Every day since that night, I think about the day I’m going to die. I tell myself I never want to feel that way again in my life. Fortunately for us, after three years, our excursion ended when my parents got back together and we joined my father in Omaha, Nebraska. It was like winning the lottery. For most Africans, the energy required to leave the continent is like trying to reach escape velocity to reach outer space. I’m now in a country where I actually have a chance at high-achievement and self-actualization.

Fast forward to today, my myriad experiences, have shaped me into being the person who holds the two ethos of ‘What doesn’t kill me makes me stronger’ and ‘You Only Live Once’ at high regard. Even as over used as the phrase ‘YOLO’ has been, it's a prime motivator for me. It’s the acknowledgment that there's a chance that in my final moments on my death bed - before my heart stops and I slip into non-existence - the last emotion I feel could be regret. Sour, sour regret for a life not lived to the fullest. Deathbed regrets are the worst emotion I can imagine a human being to face. So every day I say ‘Fuck that’, and ask ‘what am i doing to prevent that?’

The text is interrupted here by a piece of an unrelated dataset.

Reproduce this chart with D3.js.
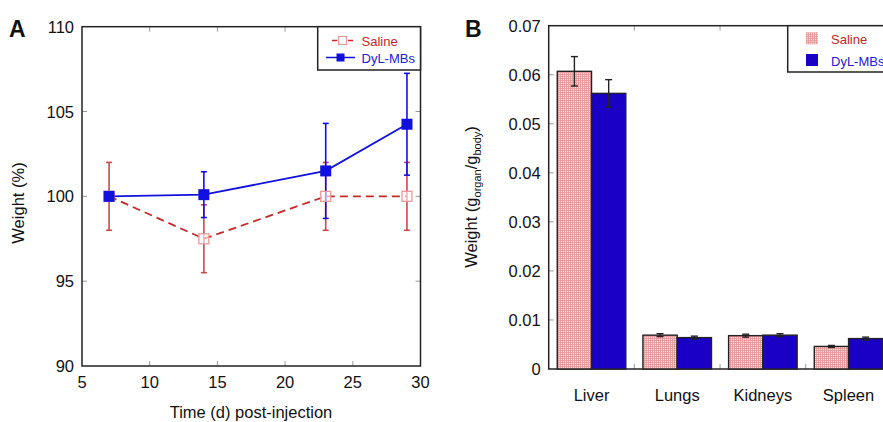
<!DOCTYPE html>
<html><head><meta charset="utf-8">
<script src="https://d3js.org/d3.v7.min.js"></script>
<style>body{margin:0;background:#fff;} svg{display:block;font-family:"Liberation Sans",Arial,sans-serif;}</style>
</head><body>
<svg id="c" width="883" height="422"></svg>
<script>
// Panel A data
const days = [7, 14, 23, 29];
const salineWeight = [100, 97.5, 100, 100];
const salineErr = [2, 2, 2, 2];
const dylWeight = [100, 100.1, 101.5, 104.25];
const dylErr = [0, 1.35, 2.8, 3];
const xTicksA = [5, 10, 15, 20, 25, 30];
const yTicksA = [90, 95, 100, 105, 110];

// Panel B data
const organs = ["Liver", "Lungs", "Kidneys", "Spleen"];
const salineOrgan = [0.0607, 0.0069, 0.0068, 0.0046];
const salineOrganErr = [0.003, 0.0003, 0.0003, 0.0002];
const dylOrgan = [0.0562, 0.0064, 0.0069, 0.0062];
const dylOrganErr = [0.0028, 0.0003, 0.0003, 0.0003];
const yTicksB = [0, 0.01, 0.02, 0.03, 0.04, 0.05, 0.06, 0.07];

const svg = d3.select("#c");
const defs = svg.append("defs");
const pat = defs.append("pattern").attr("id", "grid").attr("patternUnits", "userSpaceOnUse")
  .attr("width", 2).attr("height", 2);
pat.append("rect").attr("width", 2).attr("height", 2).attr("fill", "#f8e2e2");
pat.append("rect").attr("width", 0.8).attr("height", 2).attr("fill", "#e59595");
pat.append("rect").attr("width", 2).attr("height", 0.8).attr("fill", "#e59595");

const tickFont = 16.5;
const redLine = "#c62828", redErr = "#c94a4a", redMarker = "#e79a9a";
const blue = "#1111dd";

// ---------- Panel A ----------
const xA = d3.scaleLinear().domain([5, 30]).range([82, 420.5]);
const yA = d3.scaleLinear().domain([90, 110]).range([366, 26.7]);
const gA = svg.append("g");

const tickLen = 5;
xTicksA.slice(1, -1).forEach(t => {
  gA.append("line").attr("x1", xA(t)).attr("x2", xA(t)).attr("y1", yA(90)).attr("y2", yA(90) - tickLen).attr("stroke", "#999").attr("stroke-width", 1);
  gA.append("line").attr("x1", xA(t)).attr("x2", xA(t)).attr("y1", yA(110)).attr("y2", yA(110) + tickLen).attr("stroke", "#999").attr("stroke-width", 1);
});
yTicksA.slice(1, -1).forEach(t => {
  gA.append("line").attr("x1", xA(5)).attr("x2", xA(5) + tickLen).attr("y1", yA(t)).attr("y2", yA(t)).attr("stroke", "#999");
  gA.append("line").attr("x1", xA(30)).attr("x2", xA(30) - tickLen).attr("y1", yA(t)).attr("y2", yA(t)).attr("stroke", "#999");
});
gA.append("rect").attr("x", xA(5)).attr("y", yA(110)).attr("width", xA(30) - xA(5)).attr("height", yA(90) - yA(110))
  .attr("fill", "none").attr("stroke", "#222").attr("stroke-width", 1.5);

xTicksA.forEach(t => gA.append("text").attr("x", xA(t)).attr("y", yA(90) + 22).attr("text-anchor", "middle")
  .attr("font-size", tickFont).attr("fill", "#111").text(t));
yTicksA.forEach(t => gA.append("text").attr("x", xA(5) - 8).attr("y", yA(t) + 6).attr("text-anchor", "end")
  .attr("font-size", tickFont).attr("fill", "#111").text(t));

gA.append("text").attr("x", 251).attr("y", 418).attr("text-anchor", "middle").attr("font-size", 16.5).attr("fill", "#111").text("Time (d) post-injection");
gA.append("text").attr("transform", "translate(24,203) rotate(-90)").attr("text-anchor", "middle").attr("font-size", 16.5).attr("fill", "#111").text("Weight (%)");
gA.append("text").attr("x", 9).attr("y", 37).attr("font-size", 23).attr("font-weight", "bold").attr("fill", "#111").text("A");

function errBars(g, xs, ys, es, xS, yS, color, cap) {
  xs.forEach((x, i) => {
    if (es[i] <= 0) return;
    const px = xS(x);
    g.append("line").attr("x1", px).attr("x2", px).attr("y1", yS(ys[i] - es[i])).attr("y2", yS(ys[i] + es[i])).attr("stroke", color).attr("stroke-width", 1.6);
    [ys[i] - es[i], ys[i] + es[i]].forEach(v => g.append("line").attr("x1", px - cap).attr("x2", px + cap).attr("y1", yS(v)).attr("y2", yS(v)).attr("stroke", color).attr("stroke-width", 1.6));
  });
}
errBars(gA, days, salineWeight, salineErr, xA, yA, redErr, 3);
errBars(gA, days, dylWeight, dylErr, xA, yA, blue, 3);

const lineA = d3.line().x(d => xA(d[0])).y(d => yA(d[1]));
gA.append("path").attr("d", lineA(days.map((d, i) => [d, salineWeight[i]]))).attr("fill", "none")
  .attr("stroke", redLine).attr("stroke-width", 1.8).attr("stroke-dasharray", "8,5");
gA.append("path").attr("d", lineA(days.map((d, i) => [d, dylWeight[i]]))).attr("fill", "none")
  .attr("stroke", blue).attr("stroke-width", 1.8);
days.forEach((d, i) => {
  gA.append("rect").attr("x", xA(d) - 5).attr("y", yA(salineWeight[i]) - 5).attr("width", 10).attr("height", 10)
    .attr("fill", "#fff").attr("fill-opacity", 0.6).attr("stroke", redMarker).attr("stroke-width", 1.3);
});
days.forEach((d, i) => {
  gA.append("rect").attr("x", xA(d) - 5.5).attr("y", yA(dylWeight[i]) - 5.5).attr("width", 11).attr("height", 11).attr("fill", blue);
});

// legend A
const lgA = gA.append("g");
lgA.append("rect").attr("x", 317.7).attr("y", 26.7).attr("width", 420.5 - 317.7).attr("height", 43.3).attr("fill", "#fff").attr("stroke", "#222").attr("stroke-width", 1.5);
lgA.append("line").attr("x1", 332).attr("x2", 353).attr("y1", 40.5).attr("y2", 40.5).attr("stroke", redLine).attr("stroke-width", 1.5).attr("stroke-dasharray", "5,3");
lgA.append("rect").attr("x", 338.5).attr("y", 36.5).attr("width", 8).attr("height", 8).attr("fill", "#fff").attr("stroke", redMarker).attr("stroke-width", 1.2);
lgA.append("text").attr("x", 361.5).attr("y", 45.5).attr("font-size", 13).attr("fill", "#c0282a").text("Saline");
lgA.append("line").attr("x1", 326).attr("x2", 355).attr("y1", 57.5).attr("y2", 57.5).attr("stroke", blue).attr("stroke-width", 1.5);
lgA.append("rect").attr("x", 336.5).attr("y", 53.5).attr("width", 8).attr("height", 8).attr("fill", blue);
lgA.append("text").attr("x", 361.5).attr("y", 62.5).attr("font-size", 13).attr("fill", "#2222cc").text("DyL-MBs");

// ---------- Panel B ----------
const x0 = 548.7, step = 85.67;
const xB = d3.scaleBand().domain(organs).range([x0, x0 + step * organs.length]).paddingInner(0.2).paddingOuter(0.1);
const xSub = d3.scaleBand().domain(["saline", "dyl"]).range([0, xB.bandwidth()]);
const yB = d3.scaleLinear().domain([0, 0.07]).range([369, 25.7]);
const gB = svg.append("g");
const rightB = x0 + step * organs.length;

organs.slice(0, -1).forEach((o, i) => {
  const px = x0 + step * (i + 1);
  gB.append("line").attr("x1", px).attr("x2", px).attr("y1", yB(0)).attr("y2", yB(0) - tickLen).attr("stroke", "#999");
  gB.append("line").attr("x1", px).attr("x2", px).attr("y1", yB(0.07)).attr("y2", yB(0.07) + tickLen).attr("stroke", "#999");
});
yTicksB.slice(1, -1).forEach(t => {
  gB.append("line").attr("x1", x0).attr("x2", x0 + tickLen).attr("y1", yB(t)).attr("y2", yB(t)).attr("stroke", "#999");
});
gB.append("rect").attr("x", x0).attr("y", yB(0.07)).attr("width", rightB - x0).attr("height", yB(0) - yB(0.07))
  .attr("fill", "none").attr("stroke", "#222").attr("stroke-width", 1.5);

yTicksB.forEach(t => gB.append("text").attr("x", x0 - 8).attr("y", yB(t) + 6).attr("text-anchor", "end")
  .attr("font-size", tickFont).attr("fill", "#111").text(t === 0 ? "0" : d3.format(".2f")(t)));
organs.forEach(o => gB.append("text").attr("x", xB(o) + xB.bandwidth() / 2).attr("y", 401).attr("text-anchor", "middle")
  .attr("font-size", tickFont).attr("fill", "#111").text(o));

const yl = gB.append("text").attr("transform", "translate(477,197) rotate(-90)").attr("text-anchor", "middle").attr("font-size", 16.5).attr("fill", "#111");
yl.append("tspan").text("Weight (g");
yl.append("tspan").attr("font-size", 11).attr("dy", 4).text("organ");
yl.append("tspan").attr("dy", -4).text("/g");
yl.append("tspan").attr("font-size", 11).attr("dy", 4).text("body");
yl.append("tspan").attr("dy", -4).text(")");
gB.append("text").attr("x", 465).attr("y", 37).attr("font-size", 23).attr("font-weight", "bold").attr("fill", "#111").text("B");

function bars(vals, key, fill) {
  organs.forEach((o, i) => {
    const bx = xB(o) + xSub(key);
    gB.append("rect").attr("x", bx).attr("y", yB(vals[i])).attr("width", xSub.bandwidth()).attr("height", yB(0) - yB(vals[i]))
      .attr("fill", fill).attr("stroke", "#222").attr("stroke-width", 1.4);
  });
}
bars(salineOrgan, "saline", "url(#grid)");
bars(dylOrgan, "dyl", "#1a00c4");
function barErr(vals, errs, key) {
  organs.forEach((o, i) => {
    const cx = xB(o) + xSub(key) + xSub.bandwidth() / 2;
    gB.append("line").attr("x1", cx).attr("x2", cx).attr("y1", yB(vals[i] - errs[i])).attr("y2", yB(vals[i] + errs[i])).attr("stroke", "#222").attr("stroke-width", 1.4);
    [vals[i] - errs[i], vals[i] + errs[i]].forEach(v => gB.append("line").attr("x1", cx - 3.5).attr("x2", cx + 3.5).attr("y1", yB(v)).attr("y2", yB(v)).attr("stroke", "#222").attr("stroke-width", 1.4));
  });
}
barErr(salineOrgan, salineOrganErr, "saline");
barErr(dylOrgan, dylOrganErr, "dyl");

// legend B
const lgB = gB.append("g");
lgB.append("rect").attr("x", 787.7).attr("y", 25.7).attr("width", 120).attr("height", 46.3).attr("fill", "#fff").attr("stroke", "#222").attr("stroke-width", 1.5);
lgB.append("rect").attr("x", 806).attr("y", 32.3).attr("width", 12).attr("height", 12).attr("fill", "url(#grid)");
lgB.append("text").attr("x", 831).attr("y", 44).attr("font-size", 13).attr("fill", "#c0282a").text("Saline");
lgB.append("rect").attr("x", 806).attr("y", 54).attr("width", 12).attr("height", 12).attr("fill", "#1a00c4");
lgB.append("text").attr("x", 831).attr("y", 66).attr("font-size", 13).attr("fill", "#2222cc").text("DyL-MBs");
</script>
</body></html>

And so my life’s work is to leverage technology to make it easier for human beings to achieve the goals we've set out to accomplish on our paths to Self-Actualization. Human-beings live very short lives compared to the amount of things we’d like to get done to be the best versions of ourselves. As a humanist, I believe it is my duty to win some battle for the human race before my time comes (and maybe get hit by bus or die of malaria). Technology has a great way of allowing us to reduce time stolen by the tasks necessary to achieve our goals. Because I have such an ambitious goal — wanting to positively affect the lives of millions or billions of people — and have studied world changing innovations and what it took to achieve them, I know that this big goal I have is the hardest thing I will ever achieve in my life. So armed with my absolutely invigorating fear of regret, I find myself able to easily overcome any challenge or obstacle I come across. When challenged, I tell myself, "There are harder things I will have to endure to reach my goal, and if I’m unwilling to surmount this one, I better start reconsidering my life goals." That perspective tends to light a fire under my ass and as a result, my comfort zone stretches beyond the horizon. That’s certainly a big part of Nigerian culture, and the success of Nigerian-Americans.

Surviving what I did in Nigeria is a huge contributor to my persistence, just like it was for my parents and many other immigrants from around the world. This, and other facets of my identity were molded by forces that began before I was born and that will continue past my death. To steal a quote from the great Maya Angelou: “My mission in life is not merely to survive, but to thrive; and to do so with some passion, some compassion, some humor,..some style,” and some value to the human race.